## Job
Extract the lines of the material below, beginning with the first and ending with the line that holds "YAxis, CartesianGrid, ReferenceArea". Skip every picture.

>> begin

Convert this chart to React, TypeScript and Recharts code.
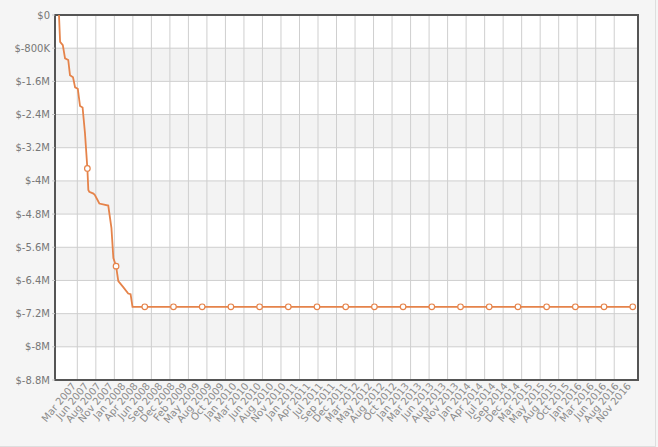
import React from 'react';
import { ComposedChart, Line, XAxis, YAxis, CartesianGrid, ReferenceArea } from 'recharts';

// cumulative P&L, dates
const DATES = [
  '2006-12-03', '2006-12-10', '2006-12-27', '2007-01-11', '2007-02-01', '2007-02-12',
  '2007-03-01', '2007-03-14', '2007-04-01', '2007-04-15', '2007-05-01', '2007-05-16',
  '2007-06-01', '2007-06-07', '2007-06-13', '2007-07-09', '2007-07-19', '2007-08-16',
  '2007-10-12', '2007-11-02', '2007-11-14', '2007-12-01', '2007-12-15', '2008-01-16',
  '2008-02-17', '2008-03-02', '2008-03-14',
  '2008-06-01', '2008-12-01', '2009-06-01', '2009-12-01', '2010-06-01', '2010-12-01',
  '2011-06-01', '2011-12-01', '2012-06-01', '2012-12-01', '2013-06-01', '2013-12-01',
  '2014-06-01', '2014-12-01', '2015-06-01', '2015-12-01', '2016-06-01', '2016-12-01',
  '2016-12-20',
];

const BALANCE = [
  0, -650000, -725000, -1045000, -1085000, -1450000,
  -1500000, -1745000, -1780000, -2195000, -2230000, -2850000,
  -3700000, -4220000, -4265000, -4305000, -4345000, -4545000,
  -4595000, -5140000, -5860000, -6055000, -6415000, -6560000,
  -6715000, -6730000, -7035000,
  -7035000, -7035000, -7035000, -7035000, -7035000, -7035000,
  -7035000, -7035000, -7035000, -7035000, -7035000, -7035000,
  -7035000, -7035000, -7035000, -7035000, -7035000, -7035000,
  -7035000,
];

// points that get an anchor circle
const MARKER_DATES = [
  '2007-06-01', '2007-12-01',
  '2008-06-01', '2008-12-01', '2009-06-01', '2009-12-01', '2010-06-01', '2010-12-01',
  '2011-06-01', '2011-12-01', '2012-06-01', '2012-12-01', '2013-06-01', '2013-12-01',
  '2014-06-01', '2014-12-01', '2015-06-01', '2015-12-01', '2016-06-01', '2016-12-01',
];

const TICK_LABELS = [
  'Mar 2007', 'Jun 2007', 'Aug 2007', 'Nov 2007', 'Jan 2008', 'Apr 2008', 'Jun 2008',
  'Sep 2008', 'Dec 2008', 'Feb 2009', 'May 2009', 'Aug 2009', 'Oct 2009', 'Jan 2010',
  'Mar 2010', 'Jun 2010', 'Aug 2010', 'Nov 2010', 'Jan 2011', 'Apr 2011', 'Jul 2011',
  'Sep 2011', 'Dec 2011', 'Mar 2012', 'May 2012', 'Aug 2012', 'Oct 2012', 'Jan 2013',
  'Mar 2013', 'Jun 2013', 'Aug 2013', 'Nov 2013', 'Jan 2014', 'Apr 2014', 'Jul 2014',
  'Sep 2014', 'Dec 2014', 'Mar 2015', 'May 2015', 'Aug 2015', 'Oct 2015', 'Jan 2016',
  'Mar 2016', 'Jun 2016', 'Aug 2016', 'Nov 2016',
];

const Y_TICKS = [
  0, -800000, -1600000, -2400000, -3200000, -4000000, -4800000,
  -5600000, -6400000, -7200000, -8000000, -8800000,
];

// months since Jan 2007
const toMonth = (s: string) => {
  const [y, m, d] = s.split('-').map(Number);
  return (y - 2007) * 12 + (m - 1) + (d - 1) / 30;
};

const X_MIN = toMonth('2006-11-08');
const X_MAX = toMonth('2017-01-04');

// labels are spread evenly between the first and last label date
const LABEL_FIRST = toMonth('2007-03-01');
const LABEL_LAST = toMonth('2016-11-01');
const LABEL_TICKS = TICK_LABELS.map(
  (_, i) => LABEL_FIRST + (i * (LABEL_LAST - LABEL_FIRST)) / (TICK_LABELS.length - 1)
);

// vertical div lines
const GRID_FIRST = toMonth('2007-03-28');
const GRID_STEP = 3.87;
const GRID_TICKS = Array.from({ length: 30 }, (_, i) => GRID_FIRST + i * GRID_STEP);

const MARKERS = new Set(MARKER_DATES);
const DATA = DATES.map((d, i) => ({ t: toMonth(d), date: d, value: BALANCE[i] }));

const FONT = '"DejaVu Sans", Verdana, sans-serif';
const ORANGE = '#e5834a';

const fmtMoney = (v: number) => {
  if (v === 0) return '$0';
  const a = Math.abs(v);
  return a >= 1000000 ? `$-${+(a / 1000000).toFixed(1)}M` : `$-${a / 1000}K`;
};

const MonthTick = ({ x, y, payload }: any) => {
  const idx = LABEL_TICKS.indexOf(payload.value);
  const tx = x + 1;
  const ty = y + 4;
  return (
    <text
      x={tx}
      y={ty}
      dy={3.5}
      textAnchor="end"
      fill="#8a8a8a"
      fontSize={10}
      fontFamily={FONT}
      transform={`rotate(-50, ${tx}, ${ty})`}
    >
      {TICK_LABELS[idx]}
    </text>
  );
};

const Anchor = (props: any) => {
  const { cx, cy, payload, index } = props;
  if (!MARKERS.has(payload.date)) return <g key={`d${index}`} />;
  return <circle key={`d${index}`} cx={cx} cy={cy} r={2.8} fill="#fff" stroke={ORANGE} strokeWidth={1.2} />;
};

export default function App() {
  return (
    <div style={{ position: 'absolute', left: 0, top: 0, width: 658, height: 447, background: '#f5f5f5' }}>
      <div
        style={{
          position: 'absolute', left: 0, top: 0, width: 656, height: 447, boxSizing: 'border-box',
          borderRight: '1px solid #dedede', borderBottom: '1px solid #dedede',
        }}
      />
      <div style={{ position: 'absolute', left: 0, top: 0 }}>
        <ComposedChart width={658} height={447} data={DATA} margin={{ top: 15, right: 20, bottom: 7, left: 5 }}>
          <CartesianGrid
            xAxisId="grid"
            stroke="#cfcfcf"
            horizontalFill={['#ffffff', '#f3f3f3']}
            fillOpacity={1}
          />
          <XAxis
            dataKey="t"
            type="number"
            domain={[X_MIN, X_MAX]}
            allowDataOverflow
            ticks={LABEL_TICKS}
            interval={0}
            tick={<MonthTick />}
            tickLine={false}
            axisLine={false}
            tickSize={0}
            tickMargin={0}
            height={60}
          />
          <XAxis
            xAxisId="grid"
            dataKey="t"
            type="number"
            domain={[X_MIN, X_MAX]}
            allowDataOverflow
            ticks={GRID_TICKS}
            interval={0}
            hide
          />
          <YAxis
            type="number"
            domain={[-8800000, 0]}
            ticks={Y_TICKS}
            interval={0}
            width={50}
            axisLine={false}
            tickLine={{ stroke: '#c8c8c8' }}
            tickSize={3}
            tickMargin={2}
            tick={{ fill: '#777', fontSize: 10, fontFamily: FONT }}
            tickFormatter={fmtMoney}
          />
          <Line
            type="linear"
            dataKey="value"
            stroke={ORANGE}
            strokeWidth={1.8}
            dot={Anchor}
            activeDot={false}
            isAnimationActive={false}
          />
          <ReferenceArea x1={X_MIN} x2={X_MAX} y1={-8800000} y2={0} fill="none" stroke="#555" strokeWidth={2} />
        </ComposedChart>
      </div>
    </div>
  );
}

>> end

## Problem solution
Convert this chart to React, TypeScript and Recharts code.
import React from 'react';
import { ComposedChart, Line, XAxis, YAxis, CartesianGrid, ReferenceArea } from 'recharts';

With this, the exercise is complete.